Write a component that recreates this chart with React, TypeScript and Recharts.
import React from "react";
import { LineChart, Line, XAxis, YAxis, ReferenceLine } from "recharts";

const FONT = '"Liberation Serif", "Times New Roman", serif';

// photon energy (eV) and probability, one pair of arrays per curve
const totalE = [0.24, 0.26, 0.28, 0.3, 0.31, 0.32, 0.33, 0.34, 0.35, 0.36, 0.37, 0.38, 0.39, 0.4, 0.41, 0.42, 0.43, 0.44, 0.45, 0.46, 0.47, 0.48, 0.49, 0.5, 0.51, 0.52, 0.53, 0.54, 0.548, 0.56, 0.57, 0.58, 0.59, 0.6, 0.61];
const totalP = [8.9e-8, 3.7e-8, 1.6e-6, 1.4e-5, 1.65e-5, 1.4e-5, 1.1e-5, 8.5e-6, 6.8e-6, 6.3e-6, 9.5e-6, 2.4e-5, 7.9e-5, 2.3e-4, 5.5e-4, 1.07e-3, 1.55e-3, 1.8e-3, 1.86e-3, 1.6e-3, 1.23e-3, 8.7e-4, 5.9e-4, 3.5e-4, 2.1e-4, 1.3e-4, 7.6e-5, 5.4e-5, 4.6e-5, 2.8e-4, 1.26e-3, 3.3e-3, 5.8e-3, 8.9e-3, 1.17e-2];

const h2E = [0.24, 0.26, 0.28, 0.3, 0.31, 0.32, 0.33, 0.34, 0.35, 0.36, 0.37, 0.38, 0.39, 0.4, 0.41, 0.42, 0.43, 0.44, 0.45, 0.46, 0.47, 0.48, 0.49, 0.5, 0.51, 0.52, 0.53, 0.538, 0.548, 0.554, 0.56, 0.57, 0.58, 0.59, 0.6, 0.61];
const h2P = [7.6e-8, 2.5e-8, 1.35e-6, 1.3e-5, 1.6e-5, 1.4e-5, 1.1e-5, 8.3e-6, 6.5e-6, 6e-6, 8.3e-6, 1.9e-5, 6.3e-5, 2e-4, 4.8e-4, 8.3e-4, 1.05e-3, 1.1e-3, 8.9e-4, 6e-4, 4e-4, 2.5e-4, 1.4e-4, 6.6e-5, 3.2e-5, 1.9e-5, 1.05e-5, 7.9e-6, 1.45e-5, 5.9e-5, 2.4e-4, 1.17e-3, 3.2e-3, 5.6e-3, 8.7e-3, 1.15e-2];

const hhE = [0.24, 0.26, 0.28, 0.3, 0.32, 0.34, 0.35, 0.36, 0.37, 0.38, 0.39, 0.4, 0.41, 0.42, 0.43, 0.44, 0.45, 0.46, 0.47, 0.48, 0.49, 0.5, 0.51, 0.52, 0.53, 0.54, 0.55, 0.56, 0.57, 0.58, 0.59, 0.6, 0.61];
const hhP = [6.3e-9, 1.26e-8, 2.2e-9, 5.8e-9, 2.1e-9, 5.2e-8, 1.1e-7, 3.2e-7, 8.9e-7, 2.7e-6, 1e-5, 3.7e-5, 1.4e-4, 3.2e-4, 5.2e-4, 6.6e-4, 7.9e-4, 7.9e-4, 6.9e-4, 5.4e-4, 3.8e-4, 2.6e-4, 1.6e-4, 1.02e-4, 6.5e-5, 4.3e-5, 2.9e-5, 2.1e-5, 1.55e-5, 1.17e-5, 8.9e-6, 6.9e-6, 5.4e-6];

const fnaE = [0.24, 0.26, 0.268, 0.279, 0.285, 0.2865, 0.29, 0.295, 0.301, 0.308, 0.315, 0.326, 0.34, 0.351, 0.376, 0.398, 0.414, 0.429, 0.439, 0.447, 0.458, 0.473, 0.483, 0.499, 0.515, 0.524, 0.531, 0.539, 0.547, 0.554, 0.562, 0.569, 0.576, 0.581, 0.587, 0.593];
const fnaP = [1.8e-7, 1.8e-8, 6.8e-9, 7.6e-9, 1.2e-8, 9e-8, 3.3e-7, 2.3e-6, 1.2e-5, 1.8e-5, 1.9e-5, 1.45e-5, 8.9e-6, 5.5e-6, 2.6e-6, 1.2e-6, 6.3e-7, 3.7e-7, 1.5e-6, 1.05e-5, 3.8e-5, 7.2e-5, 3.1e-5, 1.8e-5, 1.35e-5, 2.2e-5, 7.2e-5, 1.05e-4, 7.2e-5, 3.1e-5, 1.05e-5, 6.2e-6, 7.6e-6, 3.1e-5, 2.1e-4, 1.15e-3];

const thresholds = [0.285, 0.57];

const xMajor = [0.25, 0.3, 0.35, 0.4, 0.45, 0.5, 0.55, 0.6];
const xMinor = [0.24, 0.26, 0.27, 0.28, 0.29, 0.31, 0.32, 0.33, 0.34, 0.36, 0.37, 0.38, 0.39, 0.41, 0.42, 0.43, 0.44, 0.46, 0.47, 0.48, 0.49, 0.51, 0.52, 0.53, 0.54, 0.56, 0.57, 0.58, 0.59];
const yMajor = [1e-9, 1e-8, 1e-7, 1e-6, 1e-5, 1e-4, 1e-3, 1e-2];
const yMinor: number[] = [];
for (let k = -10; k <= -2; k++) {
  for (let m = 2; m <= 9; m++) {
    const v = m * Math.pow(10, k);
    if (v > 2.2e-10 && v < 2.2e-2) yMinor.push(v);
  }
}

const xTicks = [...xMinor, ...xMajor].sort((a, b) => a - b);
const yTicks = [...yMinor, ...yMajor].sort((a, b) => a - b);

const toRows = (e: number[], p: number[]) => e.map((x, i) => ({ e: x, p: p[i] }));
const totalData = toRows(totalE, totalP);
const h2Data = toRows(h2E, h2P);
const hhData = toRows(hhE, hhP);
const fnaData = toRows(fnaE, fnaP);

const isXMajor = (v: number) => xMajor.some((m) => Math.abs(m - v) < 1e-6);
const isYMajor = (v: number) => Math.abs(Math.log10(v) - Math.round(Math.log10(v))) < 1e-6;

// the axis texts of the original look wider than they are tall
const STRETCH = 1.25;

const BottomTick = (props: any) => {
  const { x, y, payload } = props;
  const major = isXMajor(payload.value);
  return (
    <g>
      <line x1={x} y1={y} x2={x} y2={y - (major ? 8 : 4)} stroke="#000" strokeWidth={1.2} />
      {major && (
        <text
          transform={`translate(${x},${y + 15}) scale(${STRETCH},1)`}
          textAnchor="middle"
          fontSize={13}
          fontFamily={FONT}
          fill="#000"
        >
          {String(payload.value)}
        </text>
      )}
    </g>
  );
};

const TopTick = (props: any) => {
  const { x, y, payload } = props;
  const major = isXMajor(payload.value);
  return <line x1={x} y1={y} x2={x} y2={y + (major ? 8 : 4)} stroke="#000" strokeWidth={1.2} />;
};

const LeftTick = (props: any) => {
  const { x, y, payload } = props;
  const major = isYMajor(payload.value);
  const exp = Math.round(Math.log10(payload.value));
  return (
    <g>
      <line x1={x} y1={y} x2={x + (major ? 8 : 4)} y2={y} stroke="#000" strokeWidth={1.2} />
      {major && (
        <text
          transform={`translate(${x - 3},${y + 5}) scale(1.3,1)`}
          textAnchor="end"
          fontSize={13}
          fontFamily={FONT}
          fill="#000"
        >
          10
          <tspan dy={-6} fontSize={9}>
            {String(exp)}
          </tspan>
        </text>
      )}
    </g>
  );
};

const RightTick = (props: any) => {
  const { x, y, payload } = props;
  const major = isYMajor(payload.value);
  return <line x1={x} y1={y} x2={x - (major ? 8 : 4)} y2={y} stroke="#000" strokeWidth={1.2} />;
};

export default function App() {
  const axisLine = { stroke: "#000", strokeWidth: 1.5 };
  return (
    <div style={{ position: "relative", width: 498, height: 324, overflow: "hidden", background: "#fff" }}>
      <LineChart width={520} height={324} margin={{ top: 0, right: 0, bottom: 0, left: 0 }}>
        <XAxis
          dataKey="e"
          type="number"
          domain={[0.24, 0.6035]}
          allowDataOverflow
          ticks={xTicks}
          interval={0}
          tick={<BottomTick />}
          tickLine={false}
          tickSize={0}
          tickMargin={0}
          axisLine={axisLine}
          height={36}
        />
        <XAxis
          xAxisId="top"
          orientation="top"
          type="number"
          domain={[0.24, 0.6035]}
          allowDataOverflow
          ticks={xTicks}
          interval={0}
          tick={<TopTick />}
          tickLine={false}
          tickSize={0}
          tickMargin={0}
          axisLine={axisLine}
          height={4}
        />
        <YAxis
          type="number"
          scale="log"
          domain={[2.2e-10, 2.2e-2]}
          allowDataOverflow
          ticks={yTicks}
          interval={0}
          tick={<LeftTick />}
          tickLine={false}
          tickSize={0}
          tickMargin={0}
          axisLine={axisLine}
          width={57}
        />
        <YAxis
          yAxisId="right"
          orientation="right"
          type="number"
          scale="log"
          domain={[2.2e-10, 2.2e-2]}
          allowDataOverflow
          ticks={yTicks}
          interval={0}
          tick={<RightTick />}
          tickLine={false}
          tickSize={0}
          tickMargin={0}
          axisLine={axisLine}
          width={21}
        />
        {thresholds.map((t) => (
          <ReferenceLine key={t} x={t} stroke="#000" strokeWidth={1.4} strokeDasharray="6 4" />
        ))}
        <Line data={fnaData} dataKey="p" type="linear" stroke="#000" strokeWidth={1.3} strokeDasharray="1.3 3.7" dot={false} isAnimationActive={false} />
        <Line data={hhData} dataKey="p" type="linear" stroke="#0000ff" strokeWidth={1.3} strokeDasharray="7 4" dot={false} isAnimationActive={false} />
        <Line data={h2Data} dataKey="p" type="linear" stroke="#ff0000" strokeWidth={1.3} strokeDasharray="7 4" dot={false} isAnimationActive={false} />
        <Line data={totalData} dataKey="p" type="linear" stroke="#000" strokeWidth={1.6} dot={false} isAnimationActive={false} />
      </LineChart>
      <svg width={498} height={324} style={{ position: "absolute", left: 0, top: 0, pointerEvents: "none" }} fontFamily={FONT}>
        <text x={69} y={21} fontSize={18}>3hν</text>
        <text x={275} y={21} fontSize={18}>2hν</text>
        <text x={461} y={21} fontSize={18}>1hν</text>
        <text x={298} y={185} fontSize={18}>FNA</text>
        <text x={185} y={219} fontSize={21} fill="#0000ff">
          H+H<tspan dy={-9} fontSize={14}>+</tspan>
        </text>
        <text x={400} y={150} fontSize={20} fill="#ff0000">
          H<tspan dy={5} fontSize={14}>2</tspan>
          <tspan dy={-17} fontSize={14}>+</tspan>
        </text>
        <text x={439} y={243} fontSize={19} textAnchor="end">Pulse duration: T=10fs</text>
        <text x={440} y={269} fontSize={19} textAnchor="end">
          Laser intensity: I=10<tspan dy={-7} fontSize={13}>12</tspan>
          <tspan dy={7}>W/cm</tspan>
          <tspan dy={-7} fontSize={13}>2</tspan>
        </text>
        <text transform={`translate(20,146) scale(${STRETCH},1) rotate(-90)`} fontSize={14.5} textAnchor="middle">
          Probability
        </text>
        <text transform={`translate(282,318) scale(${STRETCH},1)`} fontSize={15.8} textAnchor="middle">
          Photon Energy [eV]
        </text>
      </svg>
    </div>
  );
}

> [Directive]: Where a line holds the string "React", copy that line.

> [Written answer]:
Write a component that recreates this chart with React, TypeScript and Recharts.
import React from "react";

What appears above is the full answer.